__Written instruction__
Without the pictures, please reproduce only the lines from the one with "Clone this chart in seaborn and matplotlib." through the one with "from matplotlib.lines import Line2D", both included.

__Dataset content__
╔══
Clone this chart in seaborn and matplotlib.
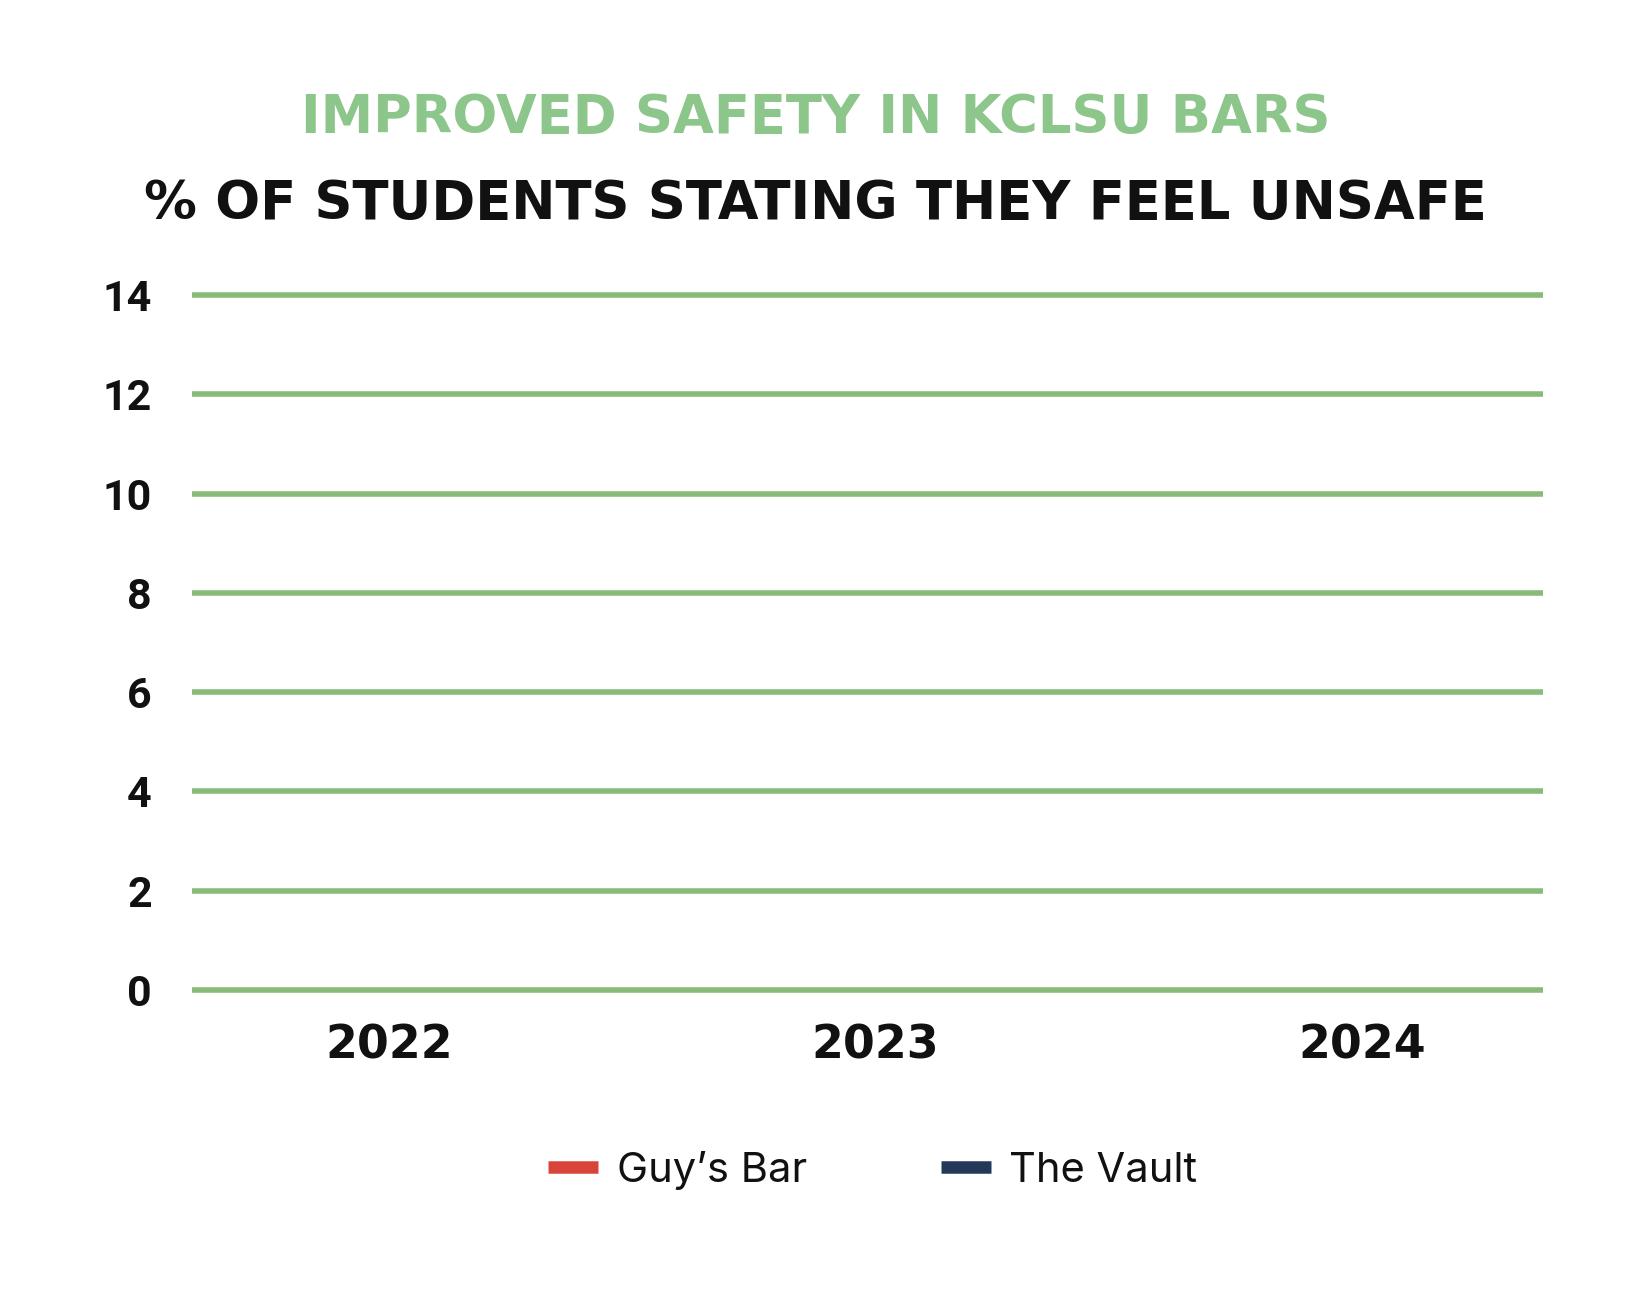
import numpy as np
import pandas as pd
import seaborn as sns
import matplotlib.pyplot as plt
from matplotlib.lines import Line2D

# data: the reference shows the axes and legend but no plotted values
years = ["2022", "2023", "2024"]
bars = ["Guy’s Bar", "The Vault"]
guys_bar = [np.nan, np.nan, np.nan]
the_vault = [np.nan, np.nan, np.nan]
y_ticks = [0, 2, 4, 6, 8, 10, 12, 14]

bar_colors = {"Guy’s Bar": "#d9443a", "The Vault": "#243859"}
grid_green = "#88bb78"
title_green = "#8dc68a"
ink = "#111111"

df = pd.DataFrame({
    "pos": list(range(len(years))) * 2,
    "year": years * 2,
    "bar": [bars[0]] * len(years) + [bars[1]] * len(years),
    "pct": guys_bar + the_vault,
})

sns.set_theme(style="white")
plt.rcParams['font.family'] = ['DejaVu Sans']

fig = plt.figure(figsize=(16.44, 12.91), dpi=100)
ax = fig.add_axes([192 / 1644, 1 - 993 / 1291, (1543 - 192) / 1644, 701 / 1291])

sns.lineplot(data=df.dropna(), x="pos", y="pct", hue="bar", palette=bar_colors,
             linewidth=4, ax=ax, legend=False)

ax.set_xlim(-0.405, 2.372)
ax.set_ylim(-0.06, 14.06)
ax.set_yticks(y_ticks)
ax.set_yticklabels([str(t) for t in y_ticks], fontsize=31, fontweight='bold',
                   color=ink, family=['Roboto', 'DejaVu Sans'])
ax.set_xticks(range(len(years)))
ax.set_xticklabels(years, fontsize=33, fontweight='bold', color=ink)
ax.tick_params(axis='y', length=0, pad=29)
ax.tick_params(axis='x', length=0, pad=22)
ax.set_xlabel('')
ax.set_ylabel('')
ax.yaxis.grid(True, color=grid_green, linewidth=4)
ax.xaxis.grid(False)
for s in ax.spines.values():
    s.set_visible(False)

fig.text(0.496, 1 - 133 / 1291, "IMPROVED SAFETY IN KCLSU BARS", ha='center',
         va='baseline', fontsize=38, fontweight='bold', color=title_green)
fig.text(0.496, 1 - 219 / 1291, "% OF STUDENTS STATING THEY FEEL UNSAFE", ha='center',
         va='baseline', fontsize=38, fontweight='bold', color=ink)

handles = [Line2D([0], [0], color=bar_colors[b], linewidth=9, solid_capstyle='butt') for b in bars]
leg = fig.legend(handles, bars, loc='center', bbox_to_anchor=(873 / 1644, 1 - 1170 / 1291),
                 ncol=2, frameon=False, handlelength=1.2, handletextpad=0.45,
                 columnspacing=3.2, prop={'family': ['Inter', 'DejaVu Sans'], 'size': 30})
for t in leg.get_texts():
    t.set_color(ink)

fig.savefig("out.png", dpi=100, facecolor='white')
╚══
╔══
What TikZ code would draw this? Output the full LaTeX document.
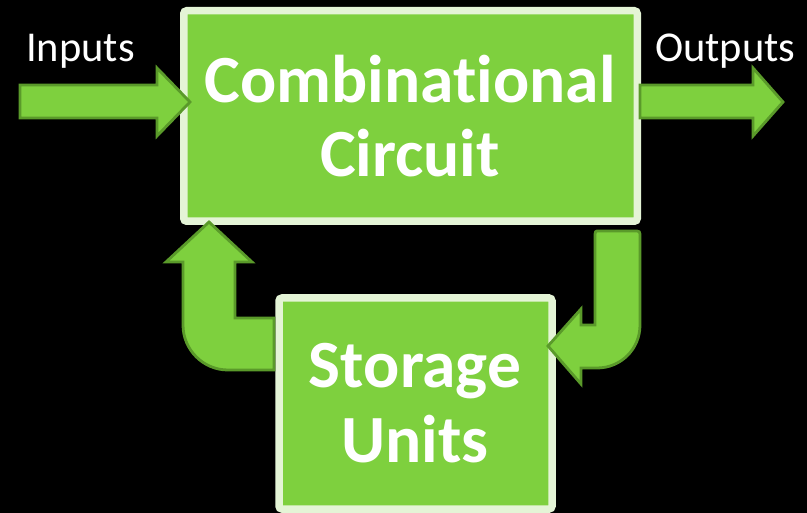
╚══
__Solution below__
Clone this chart in seaborn and matplotlib.
import numpy as np
import pandas as pd
import seaborn as sns
import matplotlib.pyplot as plt
from matplotlib.lines import Line2D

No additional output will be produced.